News (USA)

Broward County schools first in U.S. to recognize LGBT history month

Broward County schools first in U.S. to recognize LGBT history month

FORT LAUDERDALE, Fla. — Broward County School Board members on Wednesday unanimously passed a formal resolution recognizing LGBT History Month, making the school system the first in the nation to officially recognize LGBT History Month, which takes place every October.

The board’s resolution does not set any specific curriculum for teachers but will allow them to craft academic lessons of LGBT history that “may have been overlooked up until now.”

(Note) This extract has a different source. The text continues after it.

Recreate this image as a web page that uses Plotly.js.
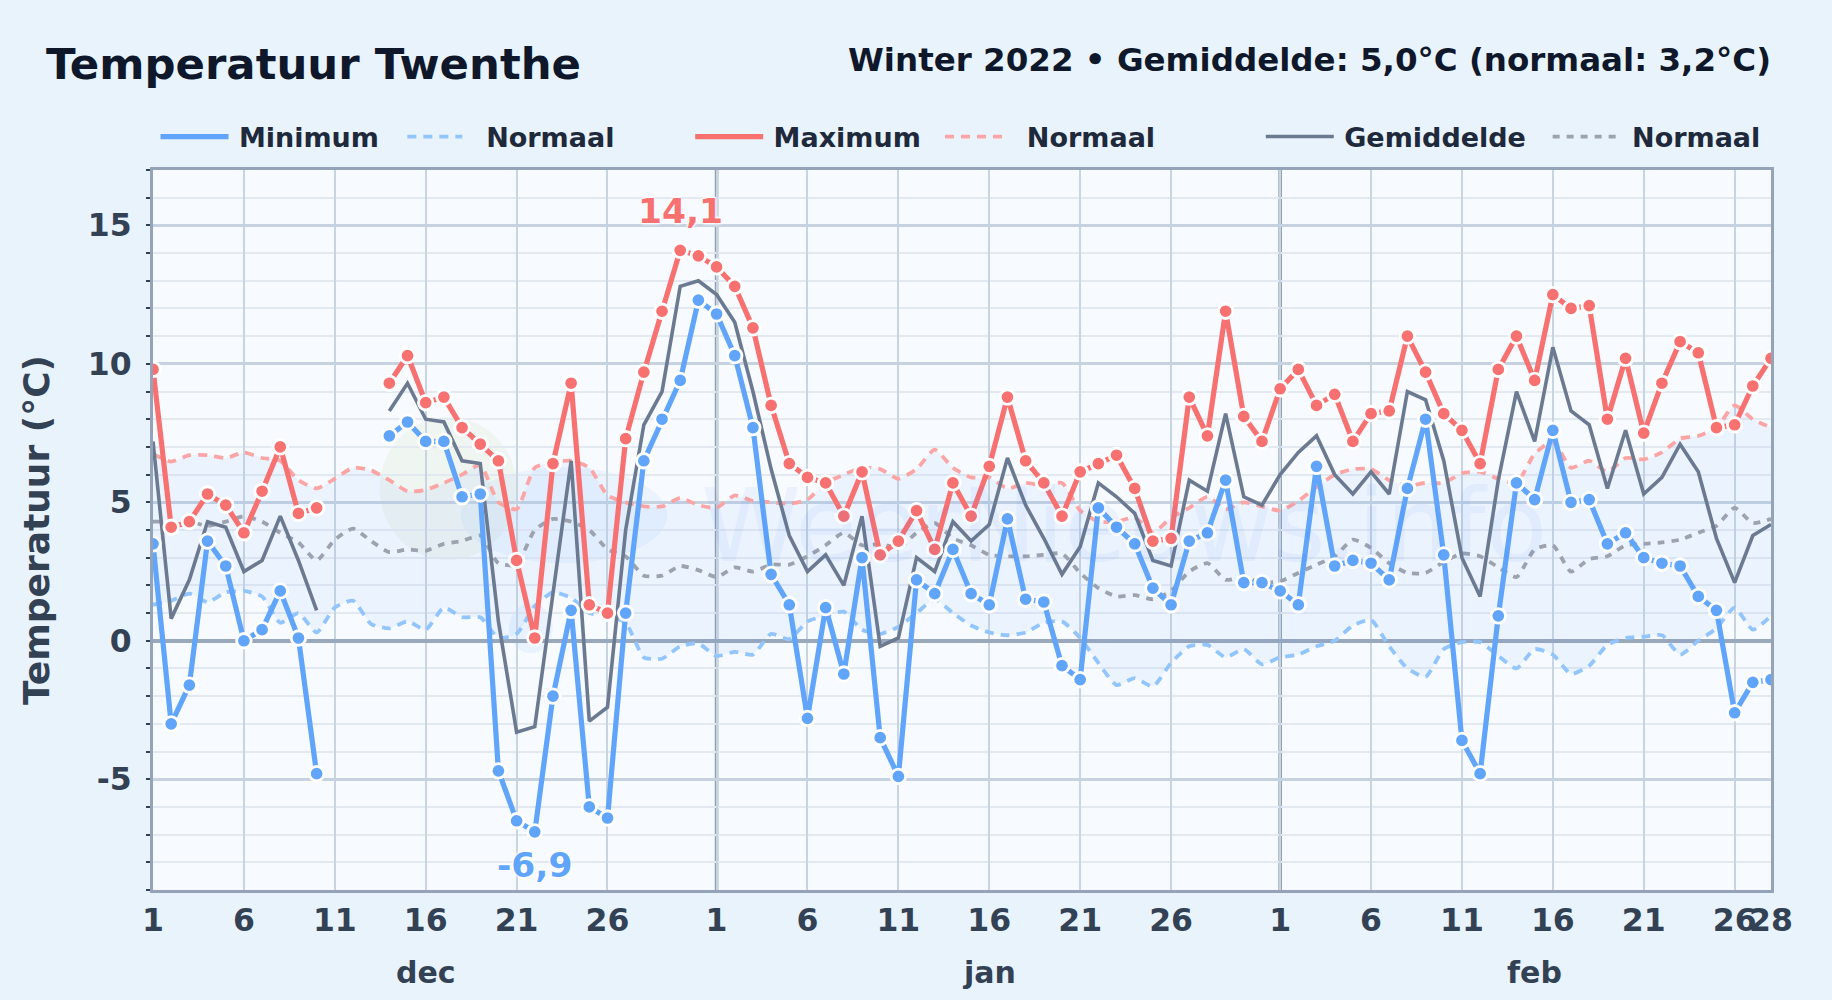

“Administrators, teachers, staff, parents and students are encouraged to take part in LGBT History Month in any way that is most positive and uplifting to their schools and communities,” the resolution states. “And to coordinate efforts to highlight exemplary role models from the LGBT community.”

During the public forum prior to the final vote, emotions ran high as students and community leaders spoke. Hollywood Hills High School senior Leo Washington told the board:

“I’m 18 and African-American,” he said. “All we want is to recognize them for who they are so we can recognize ourselves for who we are. That’s what I want for every student in every school.”

Washington said he knows of at least 30 people in his school who are LGBT but afraid to come out as such, not even in their own homes.

“There’s a lot of people out there that come to me and tell me they can’t come out,” he said. “It can be really bad.”

Broward County has 1.7M residents and its school system is the sixth-largest in the nation with over 260,000 students.

Michael Rajner, a local LGBT activist and former member of the school system’s diversity committee, noted that Florida’s GOP dominated state legislature has shown little interest in LGBT-rights issues, saying that there is little chance of LGBT history being added to the state’s education curriculum anytime soon.

He added that LGBT History Month showcases LGBTQ activists, pioneers, who are an important part of American history, and it can also boost the self-esteem of adolescents who may be struggling with their own emerging sexual identities, and who are often the targets of bullying.

“It gives youth a role model to look up to and to realize that they themselves are a wonderful human being, and can be a productive, important member of our society.”

Last year the California legislature passed a law requiring state public schools to include notable LGBT figures and moments in history lessons.